The Royal couple were joined by First Minister and Party Leader Dr. Ian Paisley and Secretary of State Shaun Woodward at an event which marked the singular contribution Queen’s University has made to education and to Northern Ireland since it received its Royal Charter in 1908.
Queen’s Vice-Chancellor Professor Peter Gregson, said the University family was honoured that The Queen and The Duke of Edinburgh had marked the Centenary with a visit.
“This is an important year for Queen’s and the region we serve. The University has played a critical role in the educational, cultural, social and economic development of Northern Ireland over the past century.
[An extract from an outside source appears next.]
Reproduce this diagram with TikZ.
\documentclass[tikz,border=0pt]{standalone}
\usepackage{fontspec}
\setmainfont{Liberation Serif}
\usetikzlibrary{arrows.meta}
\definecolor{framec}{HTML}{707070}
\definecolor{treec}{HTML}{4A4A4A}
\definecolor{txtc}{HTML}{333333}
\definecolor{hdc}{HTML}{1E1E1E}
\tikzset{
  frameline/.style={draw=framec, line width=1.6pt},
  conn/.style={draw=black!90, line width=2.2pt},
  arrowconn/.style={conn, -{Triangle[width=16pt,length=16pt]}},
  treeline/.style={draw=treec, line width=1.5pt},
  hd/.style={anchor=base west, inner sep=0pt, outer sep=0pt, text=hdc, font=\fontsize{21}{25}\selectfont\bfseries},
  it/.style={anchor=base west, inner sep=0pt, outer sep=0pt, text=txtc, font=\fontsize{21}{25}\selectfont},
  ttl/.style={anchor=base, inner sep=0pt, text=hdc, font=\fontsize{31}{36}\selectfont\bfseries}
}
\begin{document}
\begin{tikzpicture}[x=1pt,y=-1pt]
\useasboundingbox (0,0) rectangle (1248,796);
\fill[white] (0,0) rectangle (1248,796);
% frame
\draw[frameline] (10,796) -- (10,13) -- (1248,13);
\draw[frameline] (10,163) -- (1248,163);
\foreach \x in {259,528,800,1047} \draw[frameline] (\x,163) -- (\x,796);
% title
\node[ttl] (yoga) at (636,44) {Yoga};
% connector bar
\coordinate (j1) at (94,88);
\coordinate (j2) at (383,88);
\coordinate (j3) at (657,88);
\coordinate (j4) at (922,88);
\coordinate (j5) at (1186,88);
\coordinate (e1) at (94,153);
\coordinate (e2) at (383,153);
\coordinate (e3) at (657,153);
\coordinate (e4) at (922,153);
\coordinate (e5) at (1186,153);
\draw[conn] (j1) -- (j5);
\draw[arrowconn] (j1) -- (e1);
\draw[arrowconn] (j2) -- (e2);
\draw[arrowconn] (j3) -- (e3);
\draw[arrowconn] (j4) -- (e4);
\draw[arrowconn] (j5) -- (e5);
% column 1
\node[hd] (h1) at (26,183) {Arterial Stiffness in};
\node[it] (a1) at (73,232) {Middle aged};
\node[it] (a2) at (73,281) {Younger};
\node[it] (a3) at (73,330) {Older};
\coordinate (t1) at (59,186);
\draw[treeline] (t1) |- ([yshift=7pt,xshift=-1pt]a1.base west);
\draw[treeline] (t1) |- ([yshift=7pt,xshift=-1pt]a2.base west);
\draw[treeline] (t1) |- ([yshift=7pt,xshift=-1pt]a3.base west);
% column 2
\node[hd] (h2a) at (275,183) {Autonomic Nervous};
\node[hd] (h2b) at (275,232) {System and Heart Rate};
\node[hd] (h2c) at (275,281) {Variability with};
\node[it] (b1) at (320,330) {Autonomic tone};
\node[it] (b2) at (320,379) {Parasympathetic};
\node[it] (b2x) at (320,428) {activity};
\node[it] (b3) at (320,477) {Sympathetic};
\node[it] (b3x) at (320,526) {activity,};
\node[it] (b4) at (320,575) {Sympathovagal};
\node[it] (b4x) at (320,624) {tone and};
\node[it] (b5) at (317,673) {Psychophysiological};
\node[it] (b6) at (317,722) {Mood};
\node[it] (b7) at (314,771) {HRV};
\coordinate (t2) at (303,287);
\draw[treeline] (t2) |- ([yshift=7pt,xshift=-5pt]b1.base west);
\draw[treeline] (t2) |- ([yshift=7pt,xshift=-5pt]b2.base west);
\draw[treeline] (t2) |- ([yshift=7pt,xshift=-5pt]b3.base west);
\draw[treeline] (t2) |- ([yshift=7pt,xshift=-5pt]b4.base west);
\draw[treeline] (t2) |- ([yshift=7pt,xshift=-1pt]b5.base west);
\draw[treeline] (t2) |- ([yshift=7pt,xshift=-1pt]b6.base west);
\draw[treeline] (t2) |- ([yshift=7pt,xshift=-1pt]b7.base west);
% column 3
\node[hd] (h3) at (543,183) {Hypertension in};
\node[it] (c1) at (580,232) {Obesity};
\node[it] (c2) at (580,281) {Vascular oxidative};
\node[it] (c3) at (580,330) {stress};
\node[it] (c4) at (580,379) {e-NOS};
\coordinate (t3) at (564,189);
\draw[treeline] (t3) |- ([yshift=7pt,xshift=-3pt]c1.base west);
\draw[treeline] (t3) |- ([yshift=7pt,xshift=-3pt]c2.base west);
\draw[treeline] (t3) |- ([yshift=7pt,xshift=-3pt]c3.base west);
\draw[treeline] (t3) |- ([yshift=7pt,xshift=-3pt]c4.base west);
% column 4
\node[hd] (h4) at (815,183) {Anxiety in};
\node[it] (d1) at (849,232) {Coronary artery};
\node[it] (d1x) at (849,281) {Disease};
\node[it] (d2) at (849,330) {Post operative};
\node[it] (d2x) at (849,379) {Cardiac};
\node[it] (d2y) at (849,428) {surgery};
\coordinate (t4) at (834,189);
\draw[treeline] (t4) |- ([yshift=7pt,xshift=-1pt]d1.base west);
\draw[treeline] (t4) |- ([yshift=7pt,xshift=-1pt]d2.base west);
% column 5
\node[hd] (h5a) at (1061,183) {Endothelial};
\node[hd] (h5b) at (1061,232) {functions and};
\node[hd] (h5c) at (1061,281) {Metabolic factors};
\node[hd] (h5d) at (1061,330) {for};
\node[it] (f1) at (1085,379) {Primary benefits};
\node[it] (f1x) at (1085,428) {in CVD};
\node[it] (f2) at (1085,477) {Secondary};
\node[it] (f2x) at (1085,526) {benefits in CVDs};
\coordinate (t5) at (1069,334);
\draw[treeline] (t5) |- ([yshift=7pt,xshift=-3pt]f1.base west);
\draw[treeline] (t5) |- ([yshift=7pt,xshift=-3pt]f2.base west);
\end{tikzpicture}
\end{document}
Today’s visit is tangible recognition of that contribution.
“We welcome Her Majesty today, not just as an honoured guest, but as part of our community. The Queen’s official role as the University’s Visitor is an important part of our system of governance.
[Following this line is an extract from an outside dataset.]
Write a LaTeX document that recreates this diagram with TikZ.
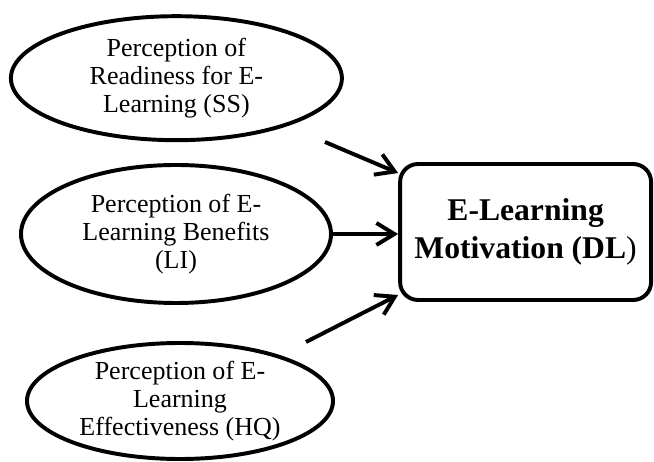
\documentclass[tikz,border=0pt]{standalone}
\usepackage{fontspec}
\setmainfont{Liberation Serif}
\usetikzlibrary{shapes.geometric,arrows.meta}

\begin{document}
\begin{tikzpicture}[
	factor/.style={draw,ellipse,line width=2.8pt,inner sep=0pt,align=center,font=\fontsize{18.5}{19.8}\selectfont},
	target/.style={draw,rectangle,rounded corners=0.45cm,line width=2.8pt,align=center,minimum width=6.275cm,minimum height=3.4cm,font=\fontsize{22.5}{27.5}\selectfont\bfseries},
	link/.style={line width=2.8pt,-{Straight Barb[length=4.5mm,width=5.5mm]}}
	]
			\useasboundingbox (0,0) rectangle (16.35,11.525);
			% the three perceptions
			\node[factor,minimum width=8.275cm,minimum height=3.1cm] (ss) at (4.41,9.57) {Perception of\\Readiness for E-\\Learning (SS)};
			\node[factor,minimum width=7.75cm,minimum height=3.45cm] (li) at (4.40,5.675) {Perception of E-\\Learning Benefits\\(LI)};
			\node[factor,minimum width=7.65cm,minimum height=2.9cm] (hq) at (4.5,1.5) {Perception of E-\\Learning\\Effectiveness (HQ)};
			% motivation
			\node[target] (dl) at (13.14,5.725) {E-Learning\\Motivation (DL\textmd{)}};
			\coordinate (ssout) at (8.125,7.975);
			\coordinate (hqout) at (7.65,2.975);
			\draw[link] (ssout) -- ([yshift=-0.275cm]dl.north west);
			\draw[link] (li.east) -- (dl.west |- li.east);
			\draw[link] (hqout) -- ([yshift=0.175cm]dl.south west);
\end{tikzpicture}
\end{document}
“This visit marks another red-letter day for Queen’s as it celebrates 100 years as one of the United Kingdom’s leading universities.”
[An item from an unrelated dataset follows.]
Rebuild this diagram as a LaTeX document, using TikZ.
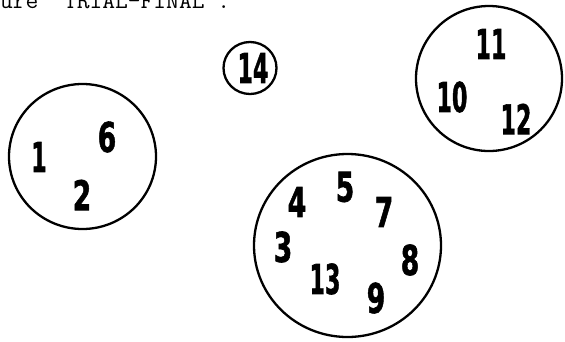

Commenting on the visit Dr Paisley said:
“Her Majesty The Queen sets an excellent example for all of us in terms of duty and devotion towards other people. In her long reign she has served our country well and has been an excellent ambassador for the United Kingdom overseas, helping to attract investment and tourism to all parts of the UK.
“In my capacity as First Minister of Northern Ireland I am delighted to welcome Her Majesty to this part of the United Kingdom. The Queen has visited Northern Ireland many times before, but not, I believe at a more promising time for the Province. It seems at last that the days of violence are over and that people are prepared to abide by shared democratic standards. We are proud to live under the rule of the Crown and we are still Her Majesty’s most loyal subjects.
“Her Majesty has a very special place in the hearts of the people of Northern Ireland: she will always be admired by most people in our Province. It is my honour to welcome her to Northern Ireland today.”